However, he knows deep inside that he was not made for that hole; that there's a loving Person right outside the hole, who wants him out of the hole to live alongside Him in the light. So, in his better moments - which are fleeting and only there in the first place because the Person outside gives them to him anyway - he wants to leave the hole. Not that he wants to yield his rights to the hole and follow the Person outside, or even to have his filth fully examined in the dreadful light of day: he has no desire to do that. It's simply that sometimes the inconveniences of being in the hole makes him wish to be outside it. How does the man in the hole understand how he might be saved? It all depends on his theology:
- The Pelagian says that the Person outside is just standing there, waiting for him to come out. It's up to him to claw his way up out of the hole using any means at his disposal (good works, morality, etc.) But, of course, the hole is far too deep for that, so again and again makes it a little way up the wall, but always falls back to the bottom again.
- The Semi-Pelagian says that the Person outside will reach down and grab him, but only after he crawls most of the way out of the hole himself. The Person outside wants to save him, but the problem is that His arms are just not long enough to reach down and grab him. So, he tries to claw his way up far enough so the Person outside can reach him, but unfortunately can't make it that far. He too falls back down into the hole.
- The Arminian says that the Person outside can in fact reach down and grab him and save him, but has too much respect for the man's desire to stay in the hole to do it. Therefore, He reaches down and holds His hands out, but doesn't grab him; He dangles His hands mere inches above the man's nose. But the man does not really want to accept help from the Person. Being lifted out of that hole would mean surrendering all his pride; and he simply - at his better moments - wants to be outside the hole. There's such a thing as getting more than you bargained for! So he does not grab onto the Person's hand.
However, the Person sometimes inexplicably stops respecting the man's free will and change the circumstances of the man's life - alters the other people and things in the hole - so the man then wants to grab onto the Person's hand and be saved. The man's a little fuzzy on how changing the people around him is not violating their free wills; but he's thankful that the Person did it. Unfortunately, once he's on the surface, the Person still lets him have his unregenerated free will, so if he's not very careful, he'll decide the hole really was not that bad, and slip back down into it, necessitating that the whole process starts over again.
- The Calvinist believes that the Person can reach down and grab the man. However, the Person will not grab the man as long as the man still desires to be down there, as long as he still does not want to surrender his hole to the Person. But thankfully, since the Person outside the hole made the man, He knows the man's desires, and is able to change them. This should not be shocking: He generated the man and his desires in the first place, so why can't He re-generate them now? So, the Person reaches down, and changes the man's desires; once the Person does this, the man reaches up and grabs the hand of the Person reaching down for him. The man is pulled up, not with any merit of his own, not even that he made the Right Decision and chose to be saved; only thankful that the Person outside changed him from the inside out.

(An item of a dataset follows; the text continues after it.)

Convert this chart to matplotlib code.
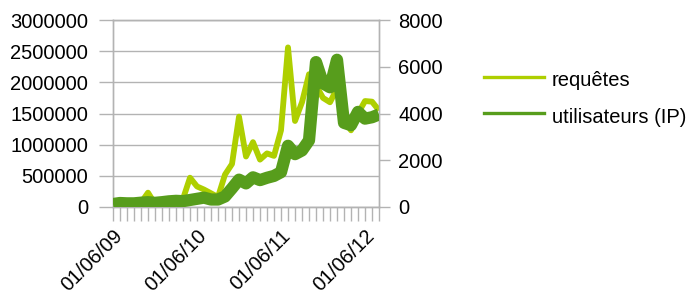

The man is slightly troubled by one problem, however: the Person outside does not save everybody from their holes, when clearly He could. However, the man realizes two things. First, the Person is respecting their free wills and leaving them in their holes - because that is where they truly desire to be. Sure, they complain sometimes, but given the alternative (living a life with their desires for the hole surrendered to the Person) is even less desirable: the hole is the lesser of the two evils in their minds. Second, the man realizes that there may be some reason for the Person to leave people in their own holes that he may not grasp 100%. And he is not shocked by this. After all, down in the hole, the man knows that his thinking is futile and his foolish heart is darkened. The Person outside is not only much wiser, but His own thinking is not futile. Certainly part of the reason why the Person does not save everybody - though in one sense He certainly desires to do so - is that He wishes to demonstrate His justice as well as His mercy. But, beyond that, the Person obviously has other reasons that the man will not fully know until he is living in the ultimate light of day with the Person.
The man simply accepts that, thankful that the Person has chosen to pull him from his hole.